Two pages of entirely fictional “lore” that any more recent game’s manual would put at the very beginning, not on page 77, tucked behind acres of reference material.
Again, I can only hypothesize as to the intent here: the writers approached The Book of Apshai as a work of technical writing first, and a fantasy game-book second. The chosen introduction only sets a tone with light strokes, rather than weighing the new player down with all this heavy syrup about priests and prophecies and ancient curses. This allows the manual to get the new player where they really want to be—actually playing the damn game—all the faster.
The manual closes on a ramblingly high-spirited three-page apologia for fantasy role-playing games in general, and the Dunjonquest brand of their digital adaptations in particular.
Confusingly, other than a few passing mentions early on, nothing else in the manual mentions “Dunjonquest”, the underlying system that Epyx used for Apshai and several other games.
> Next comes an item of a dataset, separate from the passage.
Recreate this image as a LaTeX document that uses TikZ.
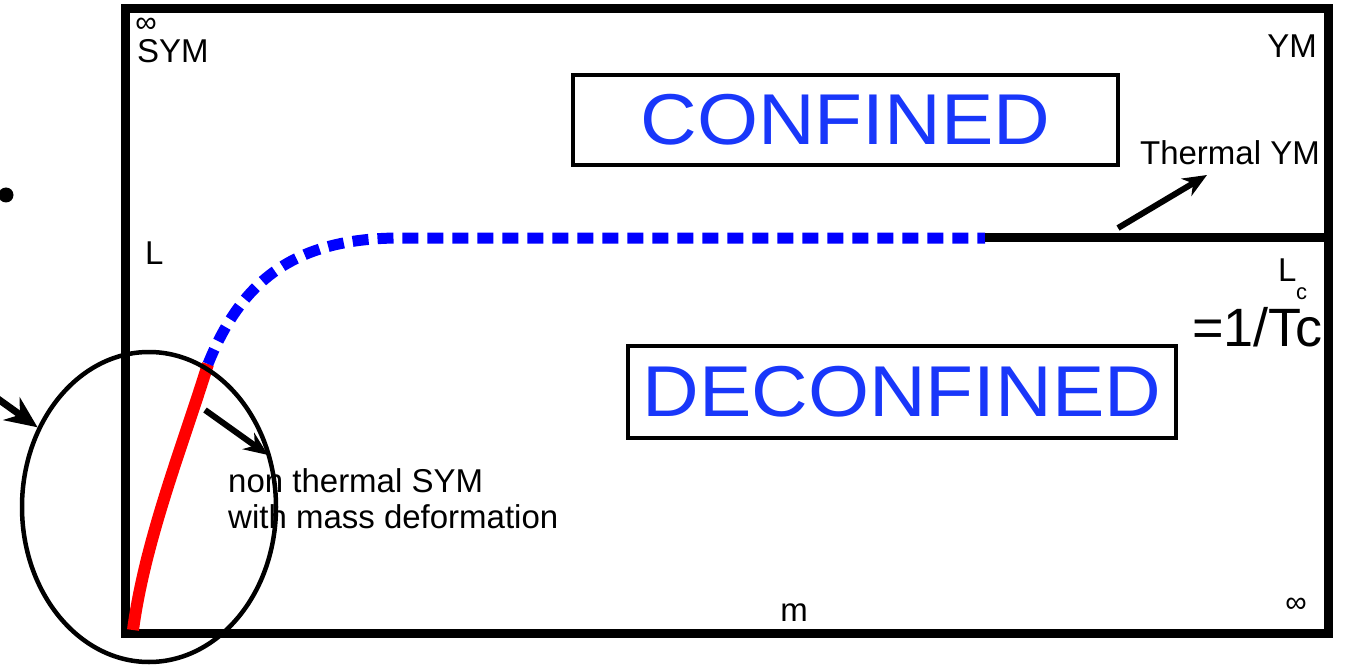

This feels like it was initially written for some other publication, or perhaps was intended for reuse across several titles’ manuals? Either way, it opens with a rambling litany that once again evokes a wide range of classic literature and ancient epics, turning it into graceful bookend to the manual’s highly unusual introduction, whether or not that was intentional.
Of all the sections in the book, this one feels the most like it was written by the game system’s creator. It speaks so passionately about RPGs—still an obscure and misunderstood cultural novelty at the time—that it sold me on them. Some digging in the Internet Archive reveals a review of Temple of Apshai Trilogy in a 1987 issue of Antic magazine*, one that I recall reading shortly before I bought the game. This means I probably played the game that summer, right before my freshman year of high school, where began two things: an obsession with D&D and its surrounding culture that would last for many years, and a love for expository writing which continues to drive and define me.
It all started here, with this anonymous author doing their best to express and share the joy that both facets of this work gives them.
* I found it in the Archive by keywording on “Mr. Bill”, remembering the reviewer’s snark over the game’s penchant for printing
OH NO! every time a monster appeared.